● **GOAL OF THE EXERCISE**
Where a line holds the word "this", copy that line.

● **STORED ROWS**
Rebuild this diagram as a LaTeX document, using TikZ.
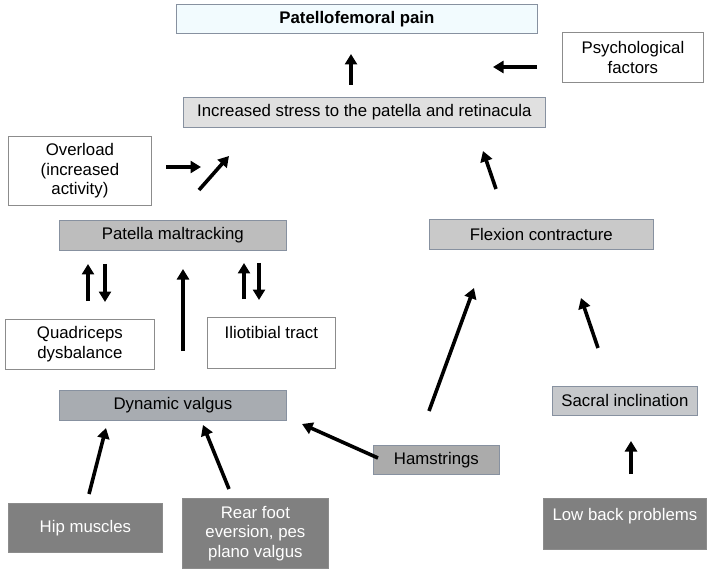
\documentclass[tikz,border=0pt]{standalone}
\usepackage{fontspec}
\setmainfont{Liberation Sans}
\usetikzlibrary{arrows.meta}
\definecolor{bordc}{RGB}{135,145,160}
\definecolor{dvfill}{RGB}{168,172,177}
\definecolor{sacfill}{RGB}{198,200,203}
\begin{document}
\begin{tikzpicture}[x=1pt,y=-1pt,
  box/.style={draw=bordc, line width=0.8pt, align=center, font=\fontsize{16.8}{19.5}\selectfont, inner sep=0pt, anchor=north west},
  wbox/.style={box, fill=white, draw=black!45},
  darkbox/.style={box, fill=black!50, draw=black!45, text=white},
  arr/.style={line width=3.6pt, -{Triangle[width=12pt,length=10.5pt]}}]
\useasboundingbox (0,0) rectangle (709,569);
\node[box, fill=cyan!5, minimum width=361pt, minimum height=29pt, font=\bfseries\fontsize{16.8}{19.5}\selectfont] (pfp) at (176,4) {Patellofemoral pain};
\node[wbox, minimum width=141pt, minimum height=50pt] (psy) at (562,32) {Psychological\\factors};
\node[box, fill=black!12, minimum width=362pt, minimum height=30pt] (stress) at (183,97) {Increased stress to the patella and retinacula};
\node[wbox, minimum width=143pt, minimum height=69pt] (over) at (8,136) {Overload\\(increased\\activity)};
\node[box, fill=black!26, minimum width=227pt, minimum height=30pt] (pm) at (59,220) {Patella maltracking};
\node[box, fill=black!21, minimum width=224pt, minimum height=30pt] (flex) at (429,219) {Flexion contracture};
\node[wbox, minimum width=149pt, minimum height=50pt] (quad) at (5,319) {Quadriceps\\dysbalance};
\node[wbox, minimum width=128pt, minimum height=51pt, text depth=20pt] (ilio) at (207,317) {Iliotibial tract};
\node[box, fill=dvfill, minimum width=227pt, minimum height=30pt] (dv) at (59,390) {Dynamic valgus};
\node[box, fill=sacfill, minimum width=145pt, minimum height=29pt] (sacral) at (552,386) {Sacral inclination};
\node[box, fill=black!33, minimum width=126pt, minimum height=29pt] (ham) at (373,445) {Hamstrings};
\node[darkbox, minimum width=154pt, minimum height=49pt] (hip) at (8,503) {Hip muscles};
\node[darkbox, minimum width=146pt, minimum height=70pt] (rear) at (182,498) {Rear foot\\eversion, pes\\plano valgus};
\node[darkbox, minimum width=163pt, minimum height=51pt, text depth=18pt] (low) at (543,498) {Low back problems};
% arrow end points
\coordinate (a1s) at (351,85); \coordinate (a1e) at (351,54);
\coordinate (a2s) at (537,67); \coordinate (a2e) at (493,67);
\coordinate (a3s) at (166,167); \coordinate (a3e) at (201,167);
\coordinate (a4s) at (199,190); \coordinate (a4e) at (229,156);
\coordinate (a5s) at (496,189); \coordinate (a5e) at (483,151);
\coordinate (a6s) at (88,301); \coordinate (a6e) at (88,264);
\coordinate (a7s) at (105,264); \coordinate (a7e) at (105,302);
\coordinate (a8s) at (244,299); \coordinate (a8e) at (244,263);
\coordinate (a9s) at (259,263); \coordinate (a9e) at (259,300);
\coordinate (a10s) at (183,351); \coordinate (a10e) at (183,269);
\coordinate (a11s) at (429,411); \coordinate (a11e) at (474,288);
\coordinate (a12s) at (598,348); \coordinate (a12e) at (581,298);
\coordinate (a13s) at (631,474); \coordinate (a13e) at (631,441);
\coordinate (a14s) at (378,458); \coordinate (a14e) at (302,424);
\coordinate (a15s) at (89,494); \coordinate (a15e) at (106,428);
\coordinate (a16s) at (229,489); \coordinate (a16e) at (203,425);
\foreach \i in {1,...,16} \draw[arr] (a\i s) -- (a\i e);
\end{tikzpicture}
\end{document}
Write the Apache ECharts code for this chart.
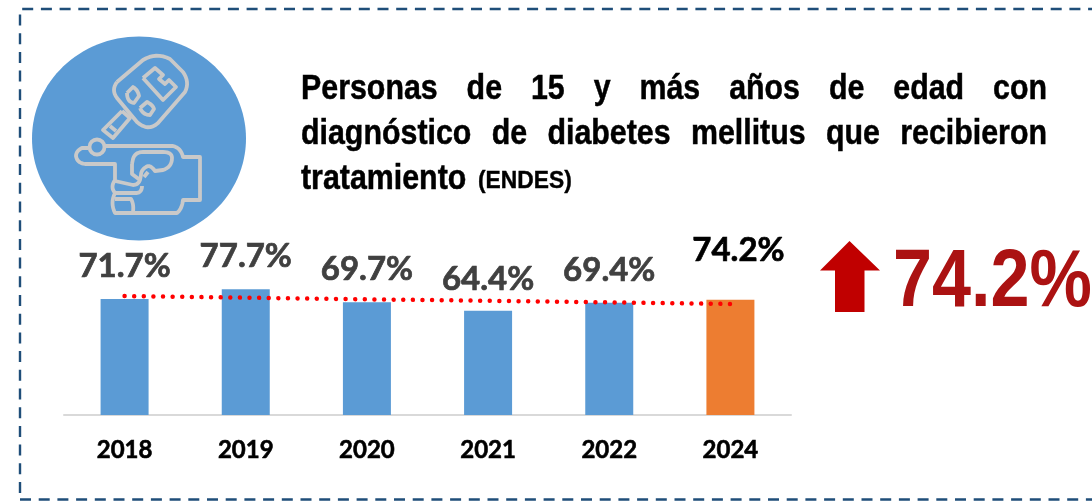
<!DOCTYPE html>
<html><head><meta charset="utf-8">
<style>html,body{margin:0;padding:0;background:#fff}#c{width:1092px;height:501px}</style>
<script src="https://cdn.jsdelivr.net/npm/echarts@6/dist/echarts.min.js"></script>
</head><body><div id="c"></div>
<script>
const categories = ['2018','2019','2020','2021','2022','2024'];
const barHeights = [71.7,77.7,69.7,64.4,69.4,71.2];
const valueLabels = ['71.7%','77.7%','69.7%','64.4%','69.4%','74.2%'];
const trendValues = [73.5,72.5,71.5,70.6,69.6,68.6];
const labelDistances = [16,16,16,15,16,33];
const titleLine1 = 'Personas de 15 y más años de edad con';
const titleLine2 = 'diagnóstico de diabetes mellitus que recibieron';
const titleLine3 = 'tratamiento';
const titleSource = '(ENDES)';
const headline = '74.2%';

const BLUE='#5b9bd5', ORANGE='#ed7d31', TITLE_FONT='bold 34.5px "Liberation Sans"', TITLE_SX=0.88;
const ctx=document.createElement('canvas').getContext('2d');
function titleWord(text,x,y){
  return {type:'text',x,y,scaleX:TITLE_SX,style:{text,font:TITLE_FONT,fill:'#000',stroke:'#000',lineWidth:0.5,textVerticalAlign:'middle'}};
}
function justified(line,left,right,y){
  ctx.font=TITLE_FONT;
  const words=line.split(' ');
  const widths=words.map(w=>ctx.measureText(w).width*TITLE_SX);
  const gap=(right-left-widths.reduce((a,b)=>a+b,0))/(words.length-1);
  let x=left;
  return words.map((w,i)=>{const el=titleWord(w,x,y);x+=widths[i]+gap;return el;});
}
// Small path outline (M, L, Q, Z) flattened to polylines for the icon
function outline(d){
  const tok=d.match(/[MLQZ]|-?[\d.]+/g);const out=[];let pts=[],i=0,cur=null;
  while(i<tok.length){
    const c=tok[i++];
    if(c==='M'){if(pts.length)out.push(pts);cur=[+tok[i++],+tok[i++]];pts=[cur];}
    else if(c==='L'){cur=[+tok[i++],+tok[i++]];pts.push(cur);}
    else if(c==='Q'){const q=[+tok[i++],+tok[i++]],e=[+tok[i++],+tok[i++]];
      for(let t=1;t<=8;t++){const u=t/8,v=1-u;pts.push([v*v*cur[0]+2*v*u*q[0]+u*u*e[0],v*v*cur[1]+2*v*u*q[1]+u*u*e[1]]);}
      cur=e;}
    else if(c==='Z'){pts.push(pts[0]);}
  }
  if(pts.length)out.push(pts);
  return out;
}
const iconStroke={fill:'none',stroke:'#c9c9c9',lineWidth:3.8,lineJoin:'round'};
const iconPaths=[
 'M117 82 L143 60 Q156 52 170 59 L183 72 Q190 82 185 92 L158 123 Q148 132 137 122 L117 98 Q111 90 117 82 Z',
 'M143 78 L155 68 L163 75 L159 79 L165 84 L169 80 L176 87 L163 100 Z',
 'M127 93 L133 87 Q138 90 139 96 L134 103 Q127 102 127 93 Z',
 'M140 108 L147 102 Q153 105 154 109 L150 115 Q143 115 140 108 Z',
 'M122 111 L130 118 L113 138 L103 130 Z',
 'M110 126 L116 131',
 'M88 148 L82 148 Q76 151 76 156 Q77 163 85 164 L115 164 L115 180 Q110 187 115 193 Q110 203 115 213 L177 213 Q182 209 183 200 L200 200 L200 157 L183 157 Q181 148 173 146 L104 146',
 'M132 164 L133 159 Q135 152 143 152 L163 152 Q172 152 172 158 Q172 167 163 170 L155 171 Q150 164 146 167 Q141 170 141 175 L140 180 Q138 185 133 185 L115 181',
 'M132 164 L132 174 L140 180',
 'M115 193 L137 193 Q142 192 142 186',
 'M115 199 L131 199 Q134 204 133 212',
 'M144 177 L148 172'
];
const graphics=[
 {type:'polyline',shape:{points:[[20,493],[20,9],[1092,9]]},style:{fill:'none',stroke:'#1f4e79',lineWidth:2.4,lineDash:[11,7.7]}},
 {type:'line',shape:{x1:20,y1:499.5,x2:1092,y2:499.5},style:{stroke:'#1f4e79',lineWidth:2.4,lineDash:[11,7.7]}},
 {type:'ellipse',shape:{cx:139,cy:138.5,rx:107,ry:102},style:{fill:BLUE}},
 ...iconPaths.flatMap(d=>outline(d).map(points=>({type:'polyline',shape:{points},style:iconStroke}))),
 {type:'circle',shape:{cx:97,cy:147,r:7.5},style:{fill:BLUE,stroke:'#c9c9c9',lineWidth:3.8}},
 ...justified(titleLine1,301,1047,89.5),
 ...justified(titleLine2,301,1047,134.5),
 titleWord(titleLine3,301,179.5),
 {type:'text',x:478,y:182,scaleX:0.97,style:{text:titleSource,font:'bold 23.5px "Liberation Sans"',fill:'#000',stroke:'#000',lineWidth:0.4,textVerticalAlign:'middle'}},
 {type:'polygon',shape:{points:[[849.5,241],[880,270.5],[864.5,270.5],[864.5,312],[835,312],[835,270.5],[820,270.5]]},style:{fill:'#c00000'}},
 {type:'text',x:893,y:283.5,scaleX:0.855,style:{text:headline,font:'bold 82px "Liberation Sans"',fill:'#ab1212',textVerticalAlign:'middle'}}
];
const chart=echarts.init(document.getElementById('c'),null,{renderer:'canvas'});
chart.setOption({
 animation:false,
 grid:{left:64,width:727,top:253.2,height:161.8},
 xAxis:{type:'category',data:categories,
  axisLine:{lineStyle:{color:'#d9d9d9',width:2}},axisTick:{show:false},
  axisLabel:{margin:23,color:'#000',fontFamily:'Lato',fontWeight:'bold',fontSize:24,textBorderColor:'#000',textBorderWidth:0.6}},
 yAxis:{type:'value',min:0,max:100,show:false},
 graphic:graphics,
 series:[
  {type:'bar',barWidth:48,
   data:barHeights.map((v,i)=>{const last=i===categories.length-1;const col=last?'#000':'#404040';return {value:v,
     itemStyle:{color:last?ORANGE:BLUE},
     label:{show:true,position:'top',distance:labelDistances[i],formatter:valueLabels[i],
       offset:last?[8,0]:[0,0],color:col,textBorderColor:col,textBorderWidth:0.7,
       fontFamily:'Lato',fontWeight:'bold',fontSize:33}};})},
  {type:'line',data:trendValues,showSymbol:false,silent:true,z:5,
   lineStyle:{color:'#ff0000',width:4.5,type:[0.01,9.6],cap:'round'}}
 ]
});
</script></body></html>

● **COMPLETED EXERCISE**
Rebuild this diagram as a LaTeX document, using TikZ.
Write the Apache ECharts code for this chart.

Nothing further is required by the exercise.